Accomplishments that we're proud of
We are proud of having built and deployed a fully functional AI service on GKE in a short time frame, proving how fast innovation can be scaled with the right architecture. Delivering features that are both innovative and accessible was an achievement that truly motivated us, as we opened new possibilities for blind and visually impaired users. Beyond the technical milestones, we are proud of how our team worked: engaged, collaborative, and deeply focused on solving a real and relevant problem. This spirit of integration and shared purpose allowed us to move quickly, overcome blockers, and deliver a solution that went beyond expectations.
What we learned
We learned how powerful GKE can be for rapidly prototyping and scaling AI services, giving us the confidence to build modular microservices that integrate smoothly into existing systems. We also learned how accessibility should not be an afterthought: by designing inclusive features such as text-to-speech, we extended the impact of our solution to a broader audience. Finally, we learned that creativity matters, by mixing image generation, product compliments, and fashion tips, we turned a purely technical solution into a human-centered experience that people can relate to.

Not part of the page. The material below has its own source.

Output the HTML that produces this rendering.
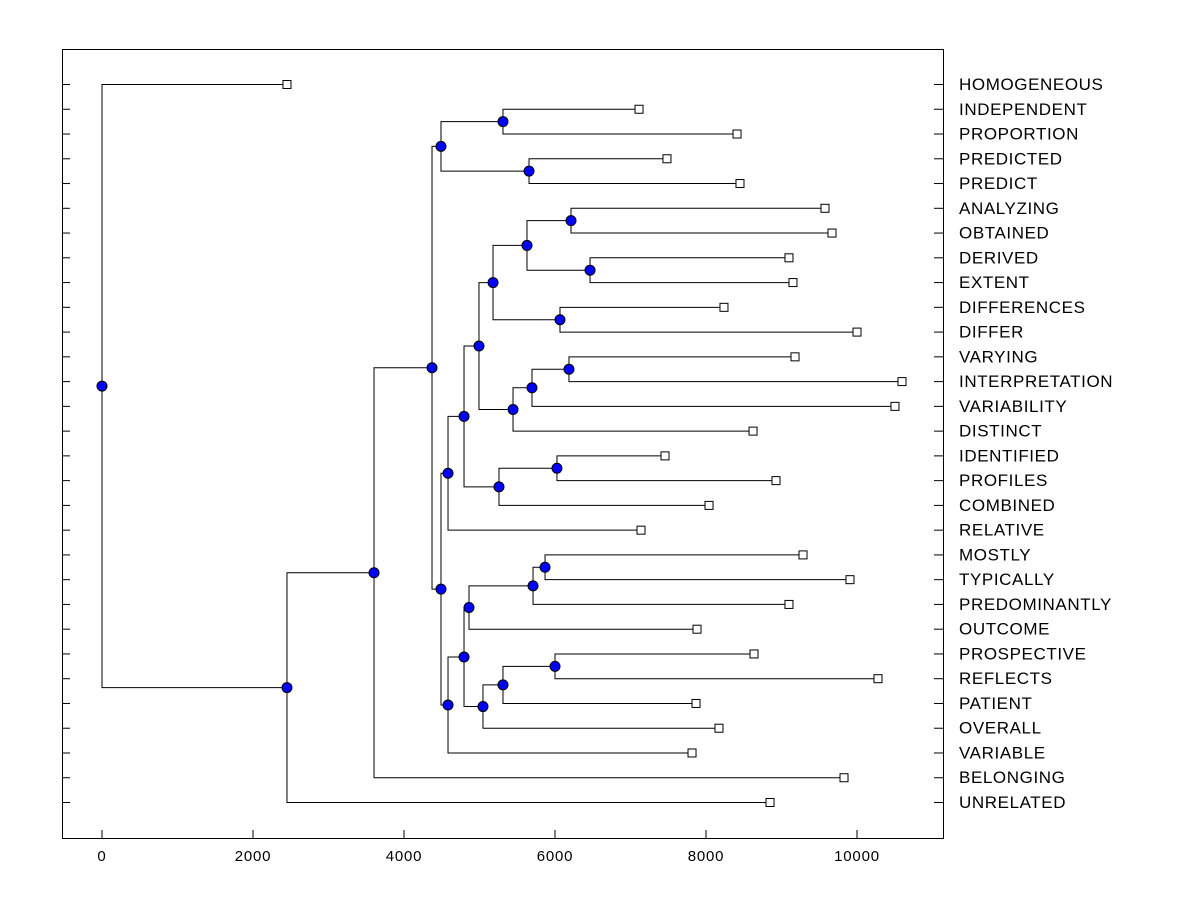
<!DOCTYPE html>
<html><head><meta charset="utf-8"><style>
html,body{margin:0;padding:0;background:#fff;}
svg{display:block;font-family:"Liberation Sans",Arial,sans-serif;}
</style></head><body>
<svg id="chart" width="1200" height="900" xmlns="http://www.w3.org/2000/svg">
<rect x="62.5" y="49.5" width="881" height="789" fill="none" stroke="#000" stroke-width="1"/>
<g id="ticks"></g><g id="links"></g><g id="marks"></g><g id="labels"></g>
</svg>
<script>
const labels=["HOMOGENEOUS","INDEPENDENT","PROPORTION","PREDICTED","PREDICT","ANALYZING","OBTAINED","DERIVED","EXTENT","DIFFERENCES","DIFFER","VARYING","INTERPRETATION","VARIABILITY","DISTINCT","IDENTIFIED","PROFILES","COMBINED","RELATIVE","MOSTLY","TYPICALLY","PREDOMINANTLY","OUTCOME","PROSPECTIVE","REFLECTS","PATIENT","OVERALL","VARIABLE","BELONGING","UNRELATED"];
const leafValues=[2450,7113,8411,7483,8450,9576,9669,9099,9152,8238,10000,9179,10596,10503,8623,7457,8927,8040,7139,9285,9907,9099,7881,8636,10278,7868,8172,7815,9828,8848];
const mergeLeft=[1,3,30,5,7,33,9,35,11,38,39,37,15,42,41,44,19,46,47,23,49,50,48,52,45,32,55,56,0];
const mergeRight=[2,4,31,6,8,34,10,36,12,13,14,40,16,17,43,18,20,21,22,24,25,26,51,27,53,54,28,29,57];
const mergeHeights=[5311,5656,4490,6212,6464,5629,6066,5179,6185,5695,5444,4993,6026,5258,4795,4583,5868,5709,4861,6000,5311,5046,4795,4583,4490,4371,3603,2450,0];
const xTicks=[0,2000,4000,6000,8000,10000];

const NS="http://www.w3.org/2000/svg";
const X0=102, PX=0.0755;
function xs(v){return X0+v*PX;}
function ys(i){return 84+i*(802-84)/29;}
function mk(tag,attrs,parent){const e=document.createElementNS(NS,tag);for(const k in attrs)e.setAttribute(k,attrs[k]);document.getElementById(parent).appendChild(e);return e;}

const nodeX={},nodeY={};
labels.forEach((l,i)=>{nodeX[i]=xs(leafValues[i]);nodeY[i]=ys(i);});
mergeHeights.forEach((h,k)=>{
  const id=30+k,a=mergeLeft[k],b=mergeRight[k];
  nodeX[id]=xs(h);nodeY[id]=(nodeY[a]+nodeY[b])/2;
  const p=mk('path',{d:`M${nodeX[a]},${nodeY[a]+0.5}H${nodeX[id]}V${nodeY[b]+0.5}H${nodeX[b]}`,fill:'none',stroke:'#000','stroke-width':1},'links');
  
  
});
labels.forEach((l,i)=>{
  const y=ys(i);
  const t1=mk('line',{x1:62,x2:70,y1:y+0.5,y2:y+0.5,stroke:'#000'},'ticks');
  
  
  const t2=mk('line',{x1:934,x2:943,y1:y+0.5,y2:y+0.5,stroke:'#000'},'ticks');
  
  
  const s=mk('rect',{x:nodeX[i]-4,y:y-3.5,width:8,height:8,fill:'#fff',stroke:'#000'},'marks');
  
  
  const t=mk('text',{x:959,y:y+6,'font-size':17,'letter-spacing':0.6,fill:'#000'},'labels');
  t.textContent=l;
  
  
});
mergeHeights.forEach((h,k)=>{
  const id=30+k;
  const c=mk('circle',{cx:nodeX[id],cy:nodeY[id]+0.5,r:5,fill:'#0000ff',stroke:'#000','stroke-width':1},'marks');
  
  
});
xTicks.forEach(v=>{
  const x=xs(v);
  const l=mk('line',{x1:x,x2:x,y1:830,y2:838,stroke:'#000'},'ticks');
  
  
  const t=mk('text',{x:x,y:861,'font-size':15,'letter-spacing':0.8,'text-anchor':'middle',fill:'#000'},'labels');
  t.textContent=v;
  
  
});
</script>
</body></html>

What's next for NeroFashion
Our next step is to deepen our knowledge and usage of GKE, exploring its full potential for scaling AI services in production scenarios. We also want to test recommendation models on a larger and more complex catalog, since during this hackathon we felt limited by the number of product samples available. Another key area is accessibility: we plan to continue improving inclusive features so that online shopping becomes truly universal. Finally, we see a clear application of MCP (Model Context Protocol) and deep agents in this project. Our goal is to convert the nanobananaservice API we built into an MCP server, enabling deep agents to consume our service seamlessly. Unfortunately, we didn’t have enough time to implement this during the hackathon, but it is one of the directions we’re most excited to explore next.